I am far from the only person to whom Aphra means a lot. I’m typing this on a laptop with stickers of Aphra and her old flame, Sana Starros, beside the trackpad that were gifted to me by a fellow Aphra fan at Celebration Chicago. I have made so many friends partially because we were able to bond over a shared love for her. One merely needs to go on Twitter or walk around the convention floor to see how much she has meant to so many LGBTQ+ Star Wars fans; even those who usually just love the good guys.

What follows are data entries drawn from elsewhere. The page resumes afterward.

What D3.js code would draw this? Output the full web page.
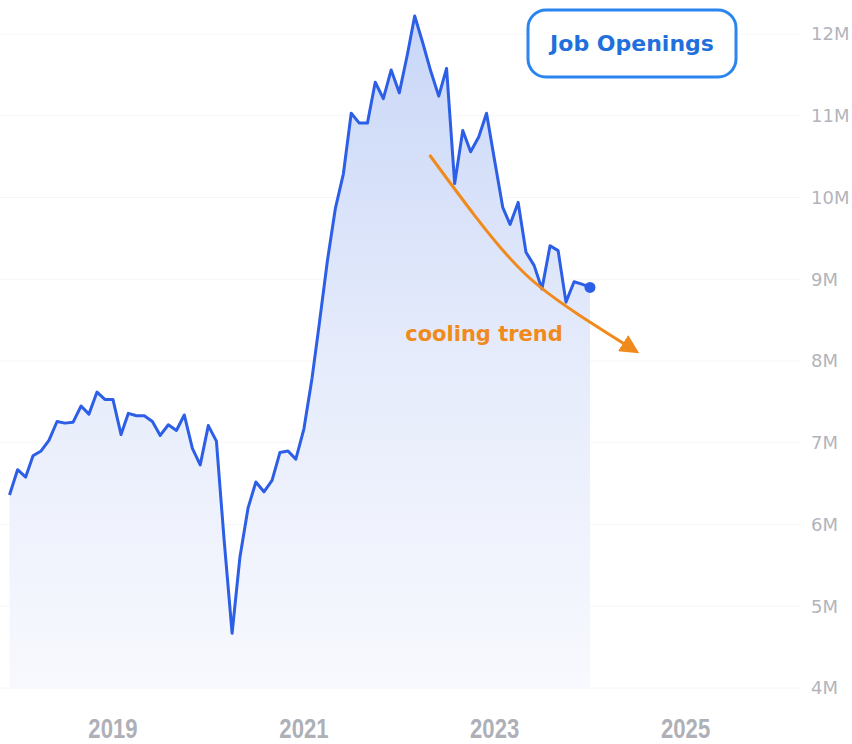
<!DOCTYPE html>
<html>
<head>
<meta charset="utf-8">
<script src="https://cdn.jsdelivr.net/npm/d3@7"></script>
<style>
  body { margin: 0; background: #fff; }
  svg { display: block; }
</style>
</head>
<body>
<div id="chart"></div>
<script>
const width = 852, height = 744;

// Monthly job openings (millions), Dec 2017 .. Jan 2024
const firstMonth = "2017-12";
const openings = [
  6.36, 6.67, 6.58, 6.84, 6.90, 7.03, 7.26, 7.24, 7.25, 7.45, 7.35, 7.62, 7.53,
  7.53, 7.10, 7.36, 7.33, 7.33, 7.26, 7.09, 7.22, 7.15, 7.34, 6.93, 6.73,
  7.21, 7.02, 5.83, 4.67, 5.60, 6.20, 6.52, 6.40, 6.54, 6.88, 6.90, 6.80,
  7.17, 7.79, 8.46, 9.23, 9.86, 10.29, 11.03, 10.91, 10.91, 11.41, 11.21, 11.56,
  11.28, 11.75, 12.22, 11.89, 11.55, 11.24, 11.58, 10.17, 10.82, 10.56, 10.74, 11.03,
  10.45, 9.88, 9.67, 9.94, 9.33, 9.17, 8.88, 9.41, 9.35, 8.72, 8.97, 8.94,
  8.90
];

const yTicks = [4, 5, 6, 7, 8, 9, 10, 11, 12];
const yearTicks = ["2019", "2021", "2023", "2025"];

// hand-drawn "cooling trend" arrow
const trendDates = ["2022-04-27", "2022-10-19", "2023-04-26", "2023-11-17", "2024-06-25"];
const trendValues = [10.52, 9.77, 9.07, 8.57, 8.12];

const parseMonth = d3.timeParse("%Y-%m");
const parseDay = d3.timeParse("%Y-%m-%d");
const start = parseMonth(firstMonth);
const months = d3.timeMonth.range(start, d3.timeMonth.offset(start, openings.length));
const series = months.map((d, i) => ({ date: d, value: openings[i] }));

const x = d3.scaleTime()
  .domain([start, months[months.length - 1]])
  .range([9.5, 590]);

const y = d3.scaleLinear()
  .domain([4, 12])
  .range([688, 34]);

const svg = d3.select("#chart").append("svg")
  .attr("width", width)
  .attr("height", height);

const defs = svg.append("defs");

// Area fade
const grad = defs.append("linearGradient")
  .attr("id", "fade")
  .attr("gradientUnits", "userSpaceOnUse")
  .attr("x1", 0).attr("x2", 0)
  .attr("y1", y(12.3)).attr("y2", y(4));
grad.append("stop").attr("offset", 0).attr("stop-color", "#c8d6f7");
grad.append("stop").attr("offset", 0.5).attr("stop-color", "#e5ebfb");
grad.append("stop").attr("offset", 1).attr("stop-color", "#f8f9fe");

// Arrow head for the trend
defs.append("marker")
  .attr("id", "arrow")
  .attr("viewBox", "0 0 10 10")
  .attr("refX", 8)
  .attr("refY", 5)
  .attr("markerUnits", "userSpaceOnUse")
  .attr("markerWidth", 19)
  .attr("markerHeight", 19)
  .attr("orient", "auto")
  .append("path")
  .attr("d", "M0,0 L10,5 L0,10 z")
  .attr("fill", "#f08a1c");

// Grid lines (very faint)
svg.append("g")
  .selectAll("line")
  .data(yTicks)
  .enter().append("line")
  .attr("x1", 0)
  .attr("x2", 800)
  .attr("y1", d => y(d))
  .attr("y2", d => y(d))
  .attr("stroke", "#f6f6f8")
  .attr("stroke-width", 1);

// Area + line
const area = d3.area()
  .x(d => x(d.date))
  .y0(y(4))
  .y1(d => y(d.value));

const line = d3.line()
  .x(d => x(d.date))
  .y(d => y(d.value));

svg.append("path")
  .datum(series)
  .attr("d", area)
  .attr("fill", "url(#fade)");

svg.append("path")
  .datum(series)
  .attr("d", line)
  .attr("fill", "none")
  .attr("stroke", "#2d5fe6")
  .attr("stroke-width", 3)
  .attr("stroke-linejoin", "round");

const last = series[series.length - 1];
svg.append("circle")
  .attr("cx", x(last.date))
  .attr("cy", y(last.value))
  .attr("r", 5.5)
  .attr("fill", "#2d5fe6");

// Cooling trend annotation
const trend = trendDates.map((d, i) => ({ date: parseDay(d), value: trendValues[i] }));
svg.append("path")
  .datum(trend)
  .attr("d", d3.line().curve(d3.curveNatural).x(d => x(d.date)).y(d => y(d.value)))
  .attr("fill", "none")
  .attr("stroke", "#f08a1c")
  .attr("stroke-width", 3)
  .attr("marker-end", "url(#arrow)");

svg.append("text")
  .attr("x", 484)
  .attr("y", 341)
  .attr("text-anchor", "middle")
  .style("font-family", "'DejaVu Sans', sans-serif")
  .style("font-weight", "bold")
  .style("font-size", "21px")
  .attr("fill", "#f08a1c")
  .text("cooling trend");

// Y labels (right side)
svg.append("g")
  .selectAll("text")
  .data(yTicks)
  .enter().append("text")
  .attr("x", 811)
  .attr("y", d => y(d))
  .attr("dy", "0.35em")
  .style("font-family", "'DejaVu Sans', sans-serif")
  .style("font-size", "18px")
  .attr("fill", "#b3b4bb")
  .text(d => d + "M");

// X labels (narrow)
svg.append("g")
  .selectAll("text")
  .data(yearTicks)
  .enter().append("text")
  .attr("transform", d => "translate(" + x(parseMonth(d + "-01")) + ",738) scale(0.82,1)")
  .attr("text-anchor", "middle")
  .style("font-family", "'Liberation Sans', sans-serif")
  .style("font-weight", "bold")
  .style("font-size", "27px")
  .attr("fill", "#aeb0b8")
  .text(d => d);

// Legend badge
const badge = svg.append("g");
badge.append("rect")
  .attr("x", 528)
  .attr("y", 10)
  .attr("width", 208)
  .attr("height", 67)
  .attr("rx", 18)
  .attr("fill", "#fff")
  .attr("stroke", "#2a86ee")
  .attr("stroke-width", 3);
badge.append("text")
  .attr("x", 632)
  .attr("y", 43.5)
  .attr("dy", "0.35em")
  .attr("text-anchor", "middle")
  .style("font-family", "'DejaVu Sans', sans-serif")
  .style("font-weight", "bold")
  .style("font-size", "22px")
  .attr("fill", "#1f6fdc")
  .text("Job Openings");
</script>
</body>
</html>
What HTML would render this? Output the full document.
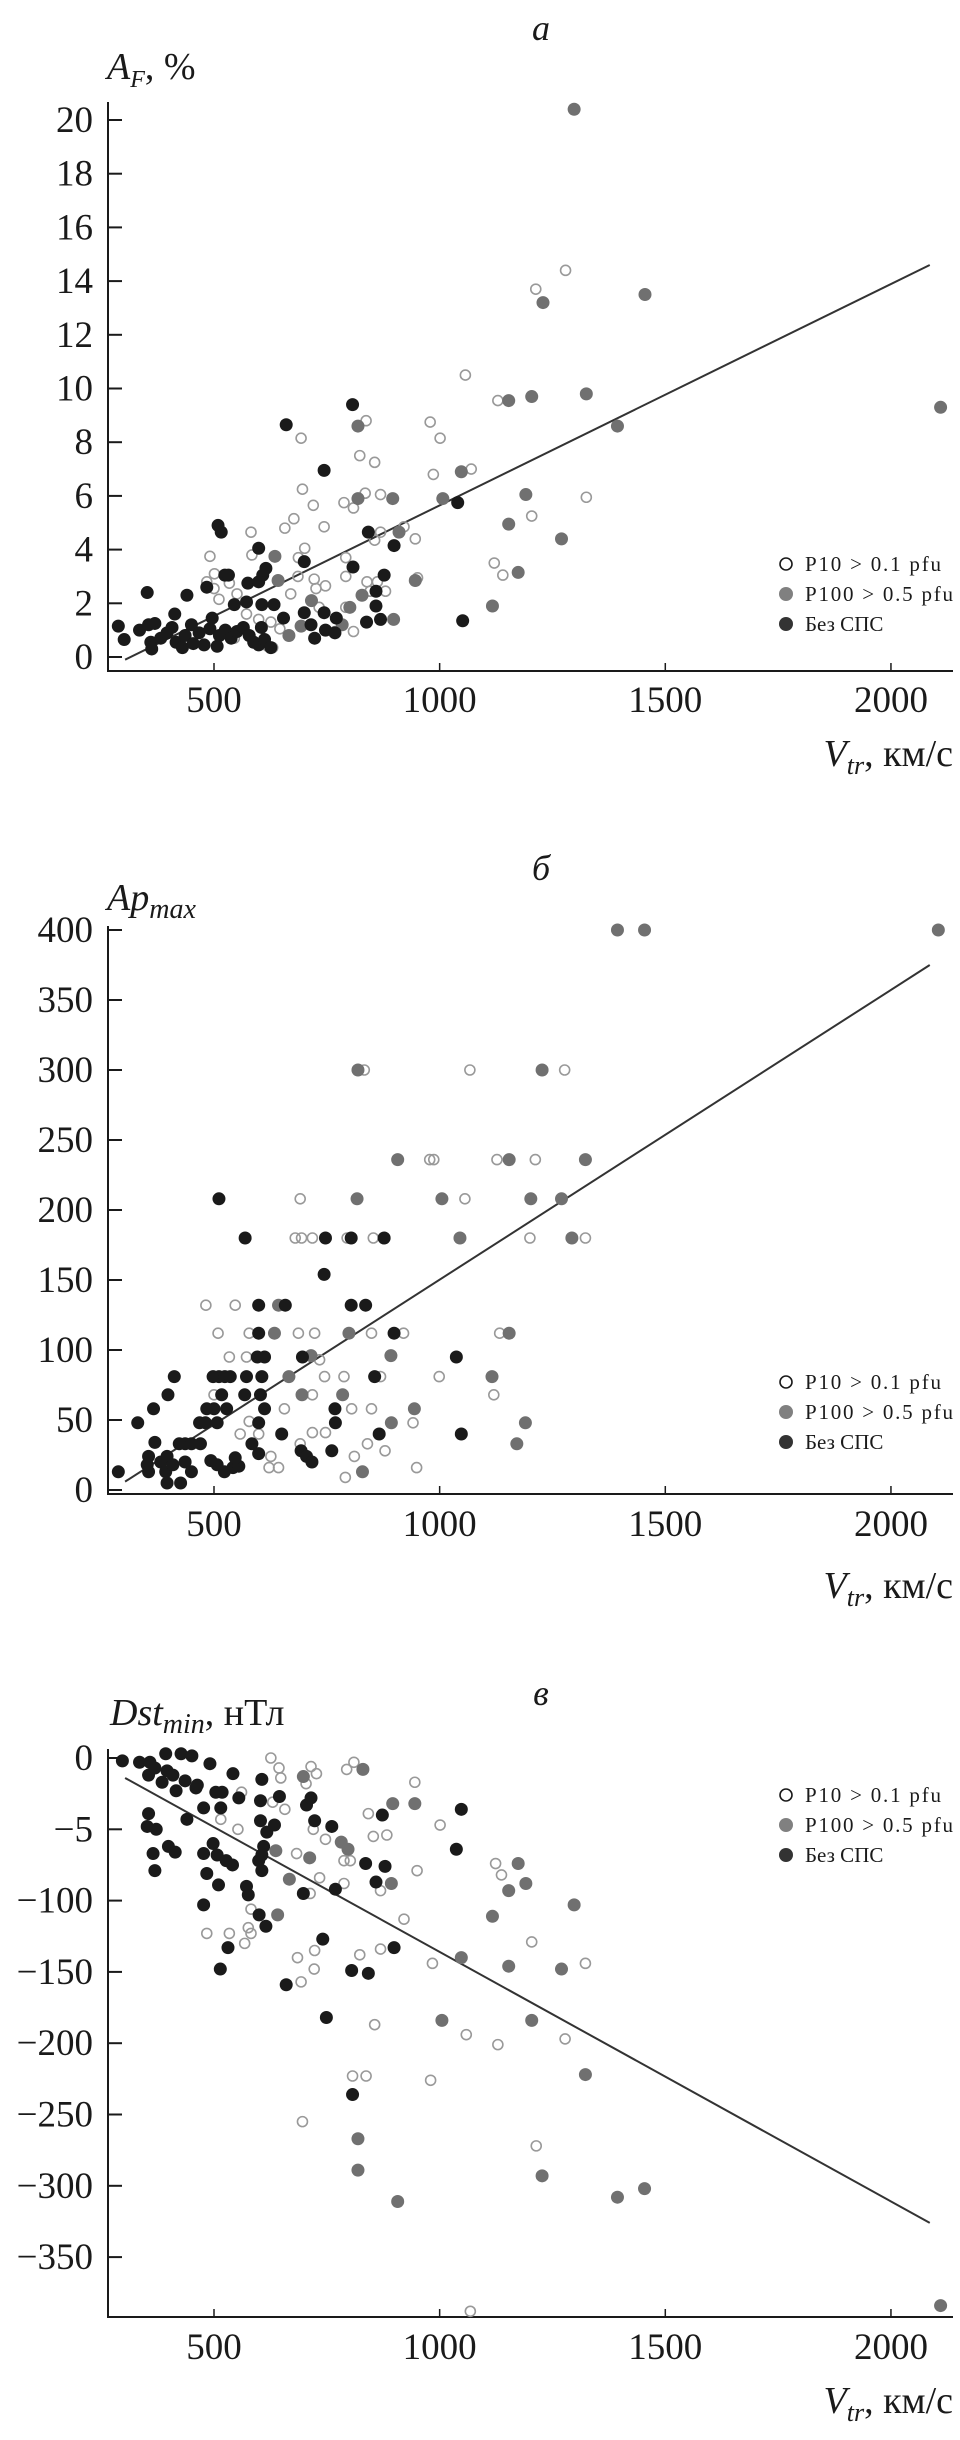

I wish I’d had a character like Aphra in Star Wars when I was growing up. Growing up, there were very few LGBTQ+ characters within the media I consumed. Straight was seen as being the default and that carried over to the real world, too. To the best of my recollection, almost no one in my small high school was openly queer. (Now though, I would need more than my fingers to tick off all of us from my old school who are out.) Much like how the comics revealed Aphra to be a lesbian gradually over time with little moments here and there, it also took me a while to realize that I was queer. There is no one comic panel that I can point to as the “Ah-ha! I am a part of the LGBTQ+ community!” moment in my life. Maybe if there had been queer characters in the stories I loved to help normalize it, I might have figured out a truth about myself a little sooner. And just maybe, if I had seen how Aphra liking other woman was so casually accepted by the people around her without anyone raising any eyebrows, perhaps I might even have accepted it about myself faster, too.
That’s what we mean when we say that representation matters. Even though Star Wars is just a fictional universe, the representation within its stories has an effect upon those of us in the real world. When you finally get to see and read about characters who you can relate to because of how they look or because of the people they love, it feels as if the galaxy you care about so much is finally saying that you belong here, too. Star Wars can and should be for everyone. It’s a big galaxy and there is room for all of us.
This is the first year that Star Wars is putting out covers featuring queer characters for Pride Month, and Doctor Aphra is there on the variant for Star Wars: War of the Bounty Hunters #1. It’s something I never thought, way back when I was in high school and the height of queer representation in Star Wars was a Mandalorian briefly mentioning his husband, would ever happen. And yet here we are.
This is not the pinnacle of queer representation in Star Wars, or at least I hope it’s not. And nor should it be. I truly hope we will see openly queer characters featured in leading roles in future television shows and movies. We have moved past being content with just blatant subtext. Representation matters. It has always mattered. This next generation of Star Wars fans deserves to see themselves in the stories they love and to never doubt that they belong in this wonderful fandom. But Aphra, and all of those who have played a part in her story thus far, have blazed a path forward for more queer characters in the Star Wars galaxy.